While the data shared by Apple is pretty straightforward and does not leave much room for interpretation, the data from Cisco is more general yet pretty astonishing. So, let’s start with Apple’s data on iPads in education and iTunes U.
Yesterday, Apple announced via press release that iTunes U has surpassed 1 billion downloads, which is a significant milestone for Apple’s flagship education product. And similar to the (ed)tech press darlings Coursera and Udacity, some iTunes U courses have pretty high subscription numbers, up to 250,000 according to Eddy Cue, SVP Internet Software and Services at Apple.
The number of course providers is also pretty significant. Over 1,200 universities and colleges, as well as the same number of K-12 schools and districts, host more than 2,500 courses combined. Stanford University and The Open University both have seen over 60 million downloads of their courses.
It is important to note that most of the growth happened in the past three years, after the launch of the iTunes U app for the iPad. Between 2007 — when iTunes U was launched for the desktop — and 2010 — when Apple last shared the download numbers — we “only” saw 300 million downloads. So in the past three years, the number has tripled.

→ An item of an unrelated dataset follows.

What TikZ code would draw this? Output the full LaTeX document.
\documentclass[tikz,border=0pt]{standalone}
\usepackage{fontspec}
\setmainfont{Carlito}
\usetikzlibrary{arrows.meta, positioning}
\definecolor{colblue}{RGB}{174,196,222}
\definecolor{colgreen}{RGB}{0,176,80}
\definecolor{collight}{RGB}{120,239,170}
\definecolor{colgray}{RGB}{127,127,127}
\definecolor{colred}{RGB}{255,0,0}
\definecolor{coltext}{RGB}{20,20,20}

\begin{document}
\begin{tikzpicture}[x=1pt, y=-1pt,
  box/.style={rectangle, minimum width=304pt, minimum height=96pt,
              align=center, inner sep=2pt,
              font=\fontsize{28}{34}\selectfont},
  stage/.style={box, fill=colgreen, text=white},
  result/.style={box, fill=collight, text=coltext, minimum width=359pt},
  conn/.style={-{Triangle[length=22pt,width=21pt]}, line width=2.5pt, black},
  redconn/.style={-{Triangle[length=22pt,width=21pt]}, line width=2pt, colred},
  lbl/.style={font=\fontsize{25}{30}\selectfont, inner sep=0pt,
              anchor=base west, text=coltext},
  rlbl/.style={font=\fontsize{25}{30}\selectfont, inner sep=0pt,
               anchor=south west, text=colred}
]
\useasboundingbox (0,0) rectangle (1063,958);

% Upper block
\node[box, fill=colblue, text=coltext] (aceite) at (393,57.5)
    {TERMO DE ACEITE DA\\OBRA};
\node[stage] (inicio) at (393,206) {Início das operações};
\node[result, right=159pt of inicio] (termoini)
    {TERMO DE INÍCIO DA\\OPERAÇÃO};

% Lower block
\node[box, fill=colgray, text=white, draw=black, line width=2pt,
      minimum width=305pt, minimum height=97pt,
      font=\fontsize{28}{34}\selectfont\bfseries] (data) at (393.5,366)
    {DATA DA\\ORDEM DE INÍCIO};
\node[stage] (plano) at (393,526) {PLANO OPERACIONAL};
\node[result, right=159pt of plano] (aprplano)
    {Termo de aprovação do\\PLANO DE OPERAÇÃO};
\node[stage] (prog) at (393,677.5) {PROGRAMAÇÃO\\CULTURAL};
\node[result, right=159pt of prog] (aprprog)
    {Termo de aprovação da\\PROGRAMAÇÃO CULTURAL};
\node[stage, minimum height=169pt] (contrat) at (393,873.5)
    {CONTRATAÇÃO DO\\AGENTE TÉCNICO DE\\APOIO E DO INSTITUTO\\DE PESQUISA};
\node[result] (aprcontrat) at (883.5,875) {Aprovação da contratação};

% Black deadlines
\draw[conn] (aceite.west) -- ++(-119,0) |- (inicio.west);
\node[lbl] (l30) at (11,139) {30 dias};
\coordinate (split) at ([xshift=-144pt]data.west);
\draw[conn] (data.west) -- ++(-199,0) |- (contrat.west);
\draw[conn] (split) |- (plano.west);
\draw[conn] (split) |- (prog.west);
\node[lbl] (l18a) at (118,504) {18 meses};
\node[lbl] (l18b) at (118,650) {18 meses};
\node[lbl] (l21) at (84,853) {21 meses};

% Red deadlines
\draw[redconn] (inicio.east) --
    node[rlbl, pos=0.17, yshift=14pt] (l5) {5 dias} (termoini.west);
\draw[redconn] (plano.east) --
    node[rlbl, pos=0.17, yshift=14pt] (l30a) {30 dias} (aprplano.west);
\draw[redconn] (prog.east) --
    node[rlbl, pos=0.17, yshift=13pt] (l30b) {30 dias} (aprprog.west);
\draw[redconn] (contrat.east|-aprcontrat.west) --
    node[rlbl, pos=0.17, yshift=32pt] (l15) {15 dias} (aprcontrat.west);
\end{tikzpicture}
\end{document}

TechCrunch reports that Apple also sold more than 8 million iPads to educational institutions worldwide, of which 4.5 million were sold in the U.S. I think those are pretty impressive numbers as well, and they show a general interest of adding newer devices to the classroom. Besides, we have to keep in mind that Apple is not the only player in the tablet space, and there are probably Android-based tablets in many classrooms already.
Earlier in February, Cisco shared some telling numbers in a report called The Cisco Visual Networking Index: Global Mobile Data Traffic Forecast Update, 2012–2017. As I said, these numbers might not be directly related to the education space, but they illustrate a very interesting trend regarding how people use their mobile devices. One word: extensively.

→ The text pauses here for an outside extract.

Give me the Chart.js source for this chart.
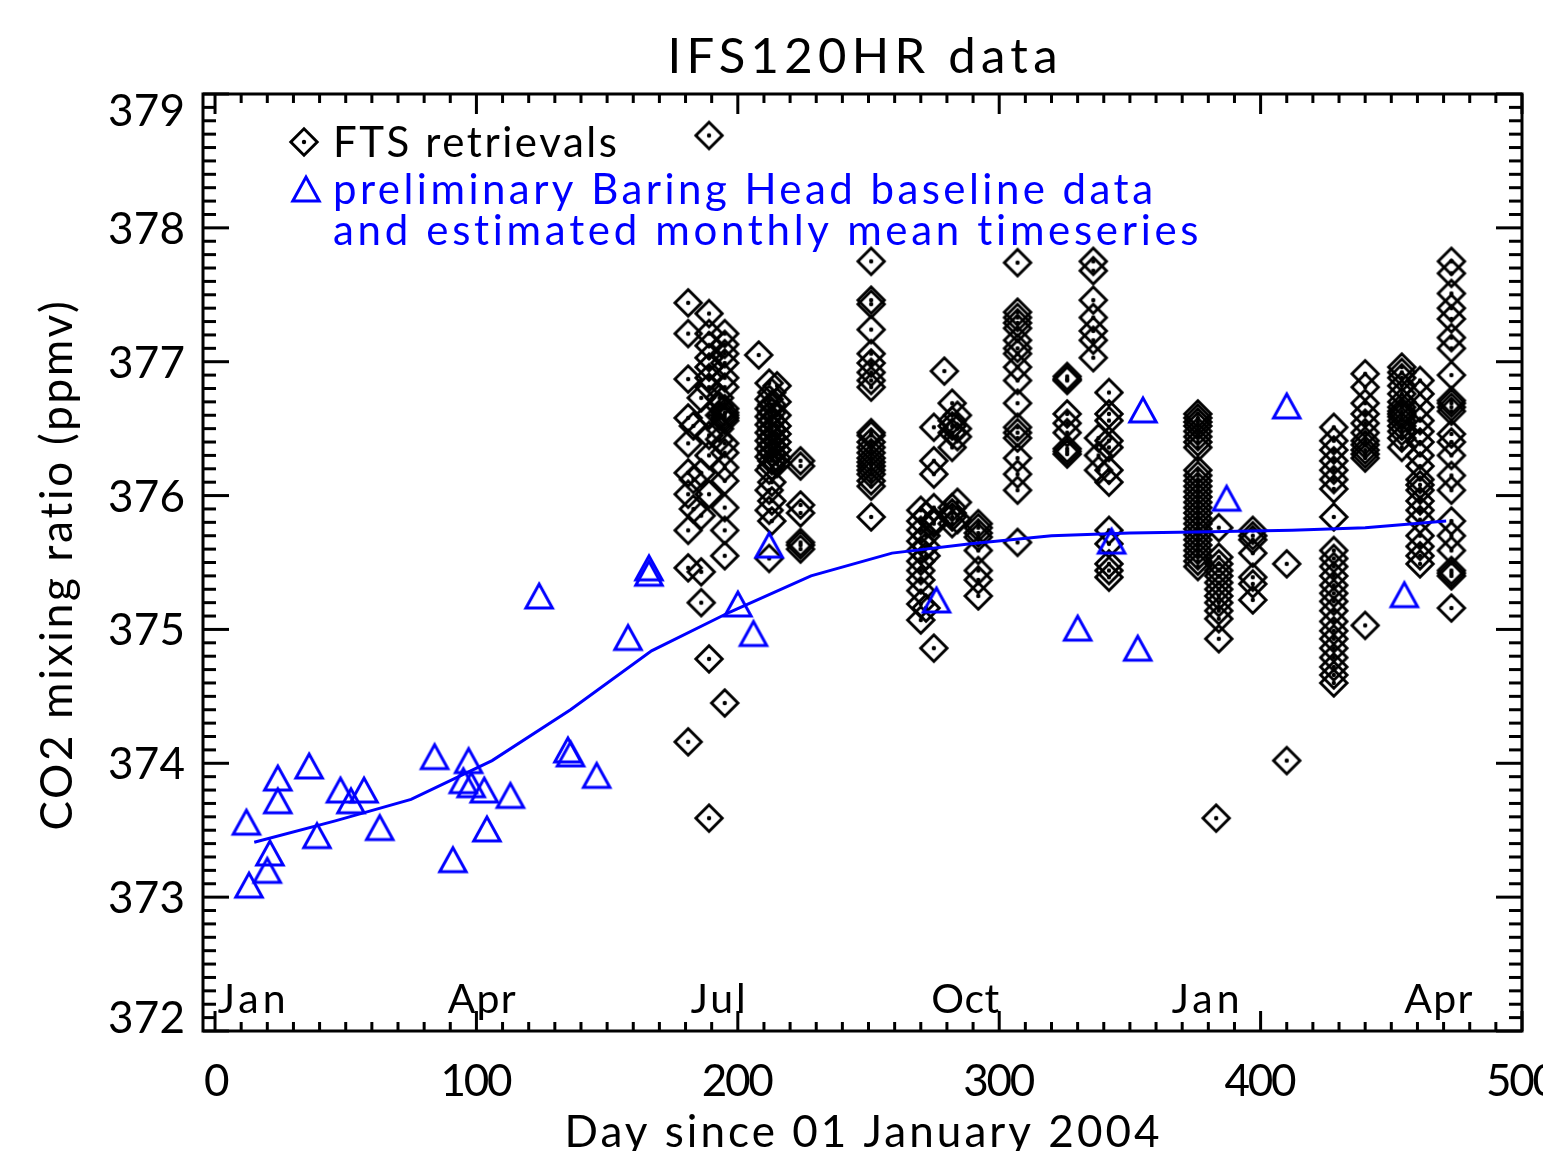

The two main factors here are smart devices — phones and tablets that run applications — and fast mobile Internet connections. According to Cisco, 4G networks, which only make up 0.9% of all mobile connections worldwide, already drive 19% of the total mobile data traffic. The overall data traffic rose by 81%, from monthly 189MB in 2011 to 342MB per month in 2012.
Over 50% off the worldwide mobile traffic comes from streaming videos, and Cisco estimates that this number will go up to about 60% by 2017.
Now, while we cannot tell which kind of video content people are actually consuming on their mobile devices, most educational content on the web is in video format today, including iTunes U and many of the MOOC lectures. Mobile devices are perfect for consumption, and why not watch part of a lecture on your smartphone or tablet?
Last but not least, rumors around paid channel subscriptions on YouTube are getting more realistic, with code found in the latest YouTube application on Android indicating that you will soon have the option of paid channel subscriptions.
YouTube is investing heavily into original content, and a fair amount of the channels supported by YouTube are around educational topics like history, science and lifelong learning. I wouldn’t be surprised to see at least one education-centered channel among the first paid subscription partners.
Again, it is pretty telling that the code indicating the groundwork of paid channel subscriptions has been found in the mobile application.